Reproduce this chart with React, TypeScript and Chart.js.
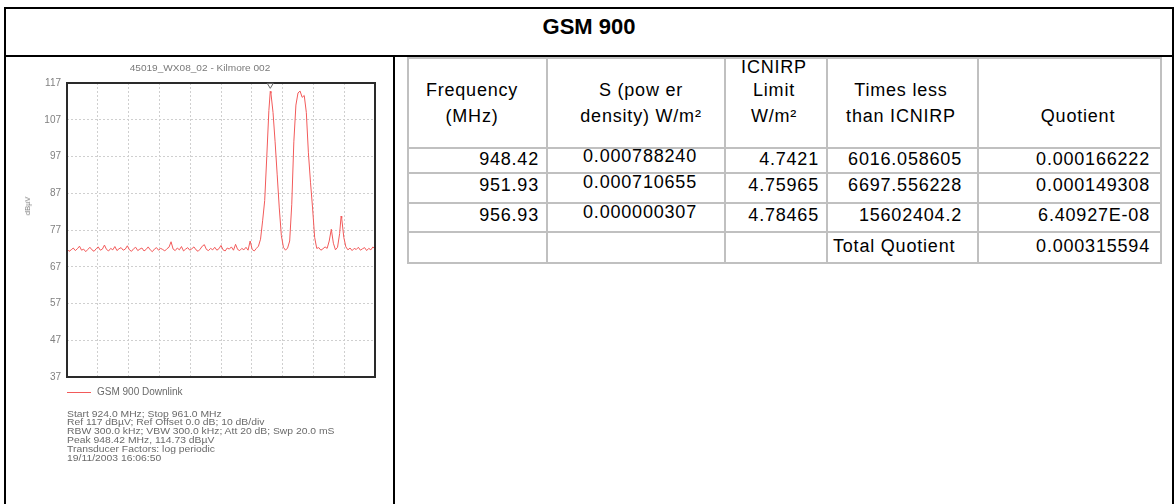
import React, { useEffect, useRef } from "react";
import { Chart, registerables } from "chart.js";

Chart.register(...registerables);

// ---------- Spectrum data ----------
const FREQ_MHZ = [
  924.0, 924.25, 924.5, 924.75, 925.0, 925.25, 925.5, 925.75, 926.0, 926.25, 926.5, 926.75,
  927.0, 927.25, 927.5, 927.75, 928.0, 928.25, 928.5, 928.75, 929.0, 929.25, 929.5, 929.75,
  930.0, 930.25, 930.5, 930.75, 931.0, 931.25, 931.5, 931.75, 932.0, 932.25, 932.5, 932.75,
  933.0, 933.25, 933.5, 933.75, 934.0, 934.25, 934.5, 934.75, 935.0, 935.25, 935.5, 935.75,
  936.0, 936.25, 936.5, 936.75, 937.0, 937.25, 937.5, 937.75, 938.0, 938.25, 938.5, 938.75,
  939.0, 939.25, 939.5, 939.75, 940.0, 940.25, 940.5, 940.75, 941.0, 941.25, 941.5, 941.75,
  942.0, 942.25, 942.5, 942.75, 943.0, 943.25, 943.5, 943.75, 944.0, 944.25, 944.5, 944.75,
  945.0, 945.25, 945.5, 945.75, 946.0, 946.25, 946.5, 946.75,
  947.0, 947.25, 947.5, 947.75, 948.0, 948.25, 948.42, 948.5, 948.75, 949.0, 949.25, 949.5, 949.75,
  950.0, 950.25, 950.5, 950.75, 951.0, 951.25, 951.5, 951.75, 952.0, 952.25, 952.5, 952.75,
  953.0, 953.25, 953.5, 953.75, 954.0, 954.25, 954.5, 954.75, 955.0, 955.25, 955.5, 955.75,
  956.0, 956.25, 956.5, 956.75, 956.93, 957.0, 957.25, 957.5, 957.75, 958.0, 958.25, 958.5,
  958.75, 959.0, 959.25, 959.5, 959.75, 960.0, 960.25, 960.5, 960.75, 961.0,
];

const LEVEL_DBUV = [
  71.8, 71.2, 71.6, 72.1, 71.4, 71.9, 72.6, 71.5, 71.8, 71.1, 71.7, 72.3,
  71.6, 71.2, 71.9, 72.4, 71.5, 71.8, 72.9, 71.7, 71.3, 72.0, 71.6, 72.5,
  71.4, 71.9, 72.2, 71.5, 71.8, 72.7, 71.6, 71.2, 71.9, 72.3, 71.4, 71.8,
  72.1, 71.3, 71.7, 72.4, 71.6, 71.1, 71.8, 72.2, 71.5, 72.0, 71.7, 71.3,
  71.9, 72.3, 73.8, 71.8, 71.4, 72.1, 71.6, 72.5, 71.3, 71.8, 72.2, 71.5,
  71.9, 72.4, 71.6, 71.2, 71.8, 72.6, 73.0, 71.7, 71.4, 72.0, 71.6, 72.3,
  71.5, 71.9, 72.8, 71.6, 71.3, 72.1, 71.8, 72.4, 71.5, 73.1, 71.7, 71.4,
  72.0, 71.6, 72.3, 71.5, 74.0, 71.7, 71.3, 72.0,
  72.6, 74.5, 79.5, 85.0, 97.0, 109.5, 114.73, 114.2, 109.0, 101.0, 92.0, 83.0, 75.5,
  72.3, 71.5, 72.1, 74.0, 84.0, 101.0, 111.0, 114.3, 114.8, 113.1, 113.6, 109.0,
  98.0, 90.0, 83.0, 75.0, 72.0, 72.2, 71.5, 71.9, 72.4, 72.0, 74.0, 77.2,
  73.4, 71.6, 72.3, 76.0, 80.8, 80.2, 75.0, 72.4, 71.6, 72.1, 71.4, 72.0,
  71.7, 72.3, 71.5, 71.9, 72.2, 71.4, 72.0, 71.6, 72.4, 71.8,
];

const Y_TICKS = [37, 47, 57, 67, 77, 87, 97, 107, 117];
const X_GRID = [924, 927.7, 931.4, 935.1, 938.8, 942.5, 946.2, 949.9, 953.6, 957.3, 961];
const X_START = 924;
const X_STOP = 961;
const PEAK_FREQ = 948.42;
const PEAK_LEVEL = 114.73;
const SERIES_LABEL = "GSM 900 Downlink";
const PLOT_TITLE = "45019_WX08_02 - Kilmore 002";
const Y_TITLE = "dBµV";
const INFO_LINES = [
  "Start 924.0 MHz; Stop 961.0 MHz",
  "Ref 117 dBµV; Ref Offset 0.0 dB; 10 dB/div",
  "RBW 300.0 kHz; VBW 300.0 kHz; Att 20 dB; Swp 20.0 mS",
  "Peak 948.42 MHz, 114.73 dBµV",
  "Transducer Factors: log periodic",
  "19/11/2003 16:06:50",
];

// ---------- Table data ----------
const PAGE_TITLE = "GSM 900";
const FREQS = ["948.42", "951.93", "956.93"];
const S_VALUES = ["0.000788240", "0.000710655", "0.000000307"];
const LIMITS = ["4.7421", "4.75965", "4.78465"];
const TIMES_LESS = ["6016.058605", "6697.556228", "15602404.2"];
const QUOTIENTS = ["0.000166222", "0.000149308", "6.40927E-08"];
const TOTAL_LABEL = "Total Quotient";
const TOTAL_QUOTIENT = "0.000315594";

const LINE_RED = "#f25a5a";

function SpectrumChart() {
  const ref = useRef<HTMLCanvasElement | null>(null);
  useEffect(() => {
    if (!ref.current) return;
    const framePlugin = {
      id: "frameAndMarker",
      afterDatasetsDraw(chart: any) {
        const { ctx, chartArea: a, scales } = chart;
        ctx.save();
        ctx.strokeStyle = "#2a2a2a";
        ctx.lineWidth = 2;
        ctx.strokeRect(a.left, a.top, a.right - a.left, a.bottom - a.top);
        const px = scales.x.getPixelForValue(PEAK_FREQ);
        const py = scales.y.getPixelForValue(PEAK_LEVEL);
        ctx.lineWidth = 1;
        ctx.strokeStyle = "#666";
        ctx.beginPath();
        ctx.moveTo(px - 3, py - 8);
        ctx.lineTo(px + 3, py - 8);
        ctx.lineTo(px, py - 3);
        ctx.closePath();
        ctx.stroke();
        ctx.restore();
      },
    };
    const chart = new Chart(ref.current, {
      type: "line",
      data: {
        datasets: [
          {
            label: SERIES_LABEL,
            data: FREQ_MHZ.map((f, i) => ({ x: f, y: LEVEL_DBUV[i] })),
            borderColor: LINE_RED,
            borderWidth: 1,
            pointRadius: 0,
            tension: 0,
            fill: false,
          },
        ],
      },
      options: {
        animation: false,
        responsive: false,
        maintainAspectRatio: false,
        layout: { padding: { left: 0, top: 26, right: 19, bottom: 127 } },
        plugins: {
          legend: { display: false },
          title: { display: false },
          tooltip: { enabled: false },
        },
        scales: {
          x: {
            type: "linear",
            min: X_START,
            max: X_STOP,
            afterBuildTicks: (s: any) => {
              s.ticks = X_GRID.map((v) => ({ value: v }));
            },
            ticks: { display: false },
            grid: { color: "#cfcfcf", lineWidth: 1, drawTicks: false },
            border: { display: false, dash: [2, 2] },
            afterFit: (s: any) => {
              s.height = 0;
            },
          },
          y: {
            type: "linear",
            min: 37,
            max: 117,
            afterBuildTicks: (s: any) => {
              s.ticks = Y_TICKS.map((v) => ({ value: v }));
            },
            ticks: {
              color: "#808080",
              font: { family: "Liberation Sans", size: 10 },
              padding: 6,
            },
            grid: { color: "#cfcfcf", lineWidth: 1, drawTicks: false },
            border: { display: false, dash: [2, 2] },
            afterFit: (s: any) => {
              s.width = 61;
            },
          },
        },
      },
      plugins: [framePlugin],
    } as any);
    return () => chart.destroy();
  }, []);
  return (
    <canvas
      ref={ref}
      width={388}
      height={447}
      style={{ position: "absolute", left: 6, top: 57, width: 388, height: 447 }}
    />
  );
}

type Align = "left" | "right" | "center";
function Txt(props: {
  x: number;
  y: number;
  text: string;
  align?: Align;
  size?: number;
  color?: string;
  bold?: boolean;
  lh?: number;
  ls?: number;
  sx?: number;
}) {
  const { x, y, text, align = "left", size = 18, color = "#000", bold, lh = 20, ls = 0, sx = 1 } = props;
  const tx = align === "right" ? "translateX(-100%)" : align === "center" ? "translateX(-50%)" : "";
  const origin = align === "right" ? "right center" : align === "center" ? "center center" : "left center";
  return (
    <div
      style={{
        position: "absolute",
        left: x,
        top: y - lh / 2,
        lineHeight: lh + "px",
        fontSize: size,
        fontWeight: bold ? "bold" : "normal",
        color,
        whiteSpace: "nowrap",
        transform: (tx + (sx !== 1 ? ` scaleX(${sx})` : "")) || "none",
        transformOrigin: origin,
        letterSpacing: ls,
      }}
    >
      {text}
    </div>
  );
}

function Rect(props: { x: number; y: number; w: number; h: number; c: string }) {
  return (
    <div
      style={{
        position: "absolute",
        left: props.x,
        top: props.y,
        width: props.w,
        height: props.h,
        background: props.c,
      }}
    />
  );
}

export default function App() {
  const colX = [407, 546, 724, 826, 977, 1160];
  const rowY = [57, 147, 172, 202, 231, 262];
  const rowText = [159, 185, 215, 246];
  const gray = "#c0c0c0";
  const TS = 18;
  const LS = 0.8;
  return (
    <div
      style={{
        position: "absolute",
        left: 0,
        top: 0,
        width: 1176,
        height: 504,
        background: "#fff",
        overflow: "hidden",
        fontFamily: "'Liberation Sans', Arial, sans-serif",
      }}
    >
      {/* outer black frame */}
      <Rect x={4} y={7} w={1170} h={2} c="#000" />
      <Rect x={4} y={55} w={1170} h={2} c="#000" />
      <Rect x={4} y={7} w={2} h={497} c="#000" />
      <Rect x={1172} y={7} w={2} h={497} c="#000" />
      <Rect x={393} y={55} w={2} h={449} c="#000" />
      <Txt x={589} y={27} text={PAGE_TITLE} align="center" size={22} bold lh={26} />

      {/* spectrum plot */}
      <SpectrumChart />
      <Txt x={200} y={68} text={PLOT_TITLE} align="center" size={9} color="#7a7a7a" lh={10} sx={1.12} />
      <div
        style={{
          position: "absolute",
          left: 28,
          top: 206,
          transform: "translate(-50%, -50%) rotate(-90deg)",
          fontSize: 7.5,
          color: "#7a7a7a",
          whiteSpace: "nowrap",
          lineHeight: "8px",
        }}
      >
        {Y_TITLE}
      </div>
      <Rect x={67} y={392} w={24} h={1} c={LINE_RED} />
      <Txt x={97} y={392} text={SERIES_LABEL} size={10} color="#6a6a6a" lh={12} />
      {INFO_LINES.map((t, i) => (
        <Txt key={i} x={67} y={414 + i * 8.8} text={t} size={9} color="#6a6a6a" lh={9} sx={1.15} />
      ))}

      {/* table grid */}
      {colX.map((x, i) => (
        <Rect key={"v" + i} x={x} y={rowY[0]} w={2} h={rowY[5] - rowY[0] + 2} c={gray} />
      ))}
      {rowY.map((y, i) => (
        <Rect key={"h" + i} x={colX[0]} y={y} w={colX[5] - colX[0] + 2} h={2} c={gray} />
      ))}

      {/* header */}
      <Txt x={472} y={90} text="Frequency" align="center" size={TS} ls={LS} />
      <Txt x={472} y={116} text="(MHz)" align="center" size={TS} ls={LS} />
      <Txt x={641} y={90} text="S (pow er" align="center" size={TS} ls={LS} />
      <Txt x={641} y={116} text="density) W/m²" align="center" size={TS} ls={LS} />
      <Txt x={774} y={67} text="ICNIRP" align="center" size={TS} ls={LS} />
      <Txt x={774} y={90} text="Limit" align="center" size={TS} ls={LS} />
      <Txt x={774} y={116} text="W/m²" align="center" size={TS} ls={LS} />
      <Txt x={901} y={90} text="Times less" align="center" size={TS} ls={LS} />
      <Txt x={901} y={116} text="than ICNIRP" align="center" size={TS} ls={LS} />
      <Txt x={1078} y={116} text="Quotient" align="center" size={TS} ls={LS} />

      {/* body */}
      {FREQS.map((t, i) => (
        <Txt key={"f" + i} x={539} y={rowText[i]} text={t} align="right" size={TS} ls={LS} />
      ))}
      {S_VALUES.map((t, i) => (
        <Txt key={"s" + i} x={640} y={rowText[i] - 3} text={t} align="center" size={TS} ls={LS} />
      ))}
      {LIMITS.map((t, i) => (
        <Txt key={"l" + i} x={819} y={rowText[i]} text={t} align="right" size={TS} ls={LS} />
      ))}
      {TIMES_LESS.map((t, i) => (
        <Txt key={"t" + i} x={962} y={rowText[i]} text={t} align="right" size={TS} ls={LS} />
      ))}
      {QUOTIENTS.map((t, i) => (
        <Txt key={"q" + i} x={1150} y={rowText[i]} text={t} align="right" size={TS} ls={LS} />
      ))}
      <Txt x={833} y={rowText[3]} text={TOTAL_LABEL} size={TS} ls={LS} />
      <Txt x={1150} y={rowText[3]} text={TOTAL_QUOTIENT} align="right" size={TS} ls={LS} />
    </div>
  );
}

Set exercise
Up to and including the line with "Chart.register(...registerables);", copy the data above from its first line. Skip pictures.

Completed task
Reproduce this chart with React, TypeScript and Chart.js.
import React, { useEffect, useRef } from "react";
import { Chart, registerables } from "chart.js";

Chart.register(...registerables);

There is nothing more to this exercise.